The man who turned the word "love" into an international symbol and elevated sign painting to an art form in the 20th century is celebrating his 75th birthday.

Artist Robert Indiana never became a household name like his pop-art colleague Andy Warhol. But he created one of the most enduring icons in art history. Mr. Indiana's bright red, green, and blue design of the word "love" - with its striking tilted O - has appeared on millions of cards, posters, prints, billboards and stamps. Sculptures of Love can be found in parks and public spaces across the globe.

Mr. Indiana says autobiographical elements appear in all his work. The Love color combination, for example, was inspired by the signature colors of Phillips 66, a nationwide chain of gas stations for which Mr. Indiana's father worked in the 1930s.

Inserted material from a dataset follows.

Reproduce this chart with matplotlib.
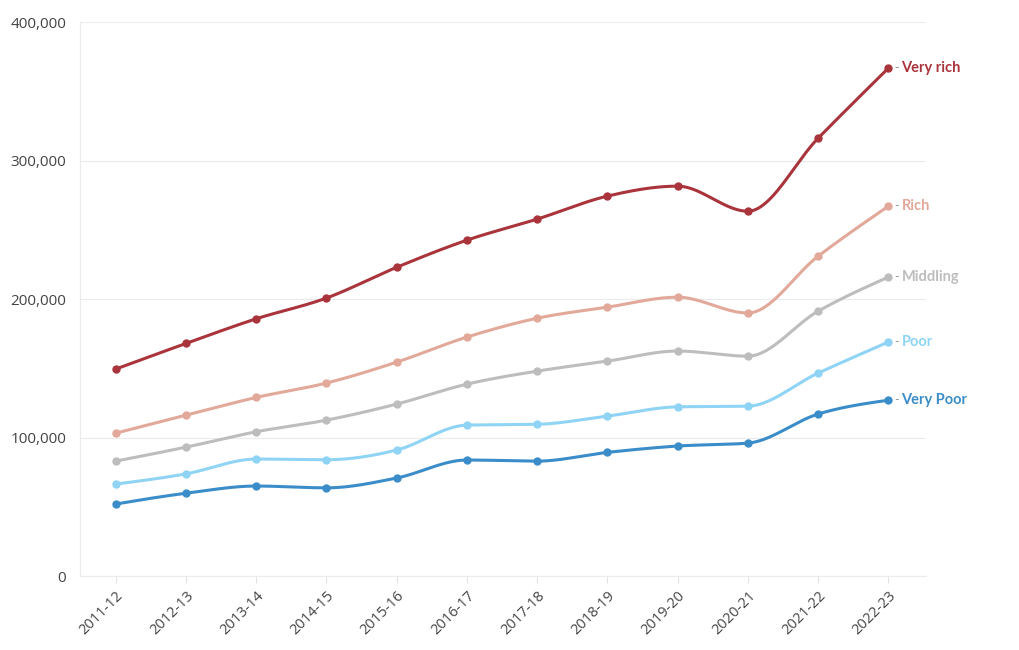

"That sign was very important in my life," he said. "It led to the reason that the Loves are red, blue, and green. It led to the Christmas card that I did for the Museum of Modern Art, which became the most popular card that they had ever published, and then, of course, it went on and on and on. The loves have never stopped. They are spreading across the world. It is a dream that I would love to see a Love in every city of the world."

Mr. Indiana first created the Love design in the mid-1960s. But he neglected to copyright the original work and it spread like wildfire, appearing on coffee cups, key chains and sweat shirts.

For Robert Indiana, the success of the Love symbol is bittersweet.

"Love has been my greatest boon and it has also been my biggest disaster, because people presumed that I might have something to do with all those rip-offs and, of course, I did not," said Robert Indiana.

Two major exhibitions are saluting the reclusive artist as he celebrates his 75th year. The Price Tower Arts Center in Bartlesville, Oklahoma, is presenting a retrospective called "Robert Indiana '66', a salute to the United States' Love of the Road". Mr. Indiana's sculpture of the number "66" sits in front of the museum. It symbolizes not only the Phillips 66 Petroleum company, but also Route 66, a legendary cross country highway.

Arts reporter Adrian Dannatt is curator of the exhibit. He says the Love image proves Mr. Indiana is an artist of universal appeal.

"You have to remember that when his paintings first appeared in 1959, 1960 they were extremely radical for the time," he said. "Suddenly you had, for example, a painting with the word "Eat" and another painting with the word "die" in very bright colors, stenciled letters. Most people said this was not art. But at the same time it had an immediate appeal, a graphic appeal."

A second exhibit at New York's Paul Kasmin gallery is focusing on Mr. Indiana's most recent work, a series of bright, geometric signs with messages of peace intersected by the rounded letter "Y", the universal peace symbol.

The September 11, 2001 attacks and the war in Iraq inspired the series. Describing the series, Mr. Indiana says the desperation of the early signs gives way to a glimmer of hope.

"It becomes particular desperate when the peace symbol is inverted and is really plunging in despair," he said. "I grew a little weary of my own despair and my own grief. So, the two peace paintings in the back room, finally I had a faint feeling of optimism that if we shouted and hollered and screamed enough maybe we might resurrect this very special thing called peace."

Despite his success in the world of art, Robert Indiana insists that he is essentially a sign painter.

"All my paintings, almost every one, has words in it," said Robert Indiana. "What I came to love is when everything is distilled into one word. I doubt if people will consider that a sign, but I am a sign painter. I did my first sign for my mother and father's doughnut shop in Columbus, Indiana."

Mr. Indiana is now working on a Peace series in Chinese.

"The Chinese word for peace happens to be ping," he said. "So instead of 'peace, peace, peace', I have 'ping, ping, ping'."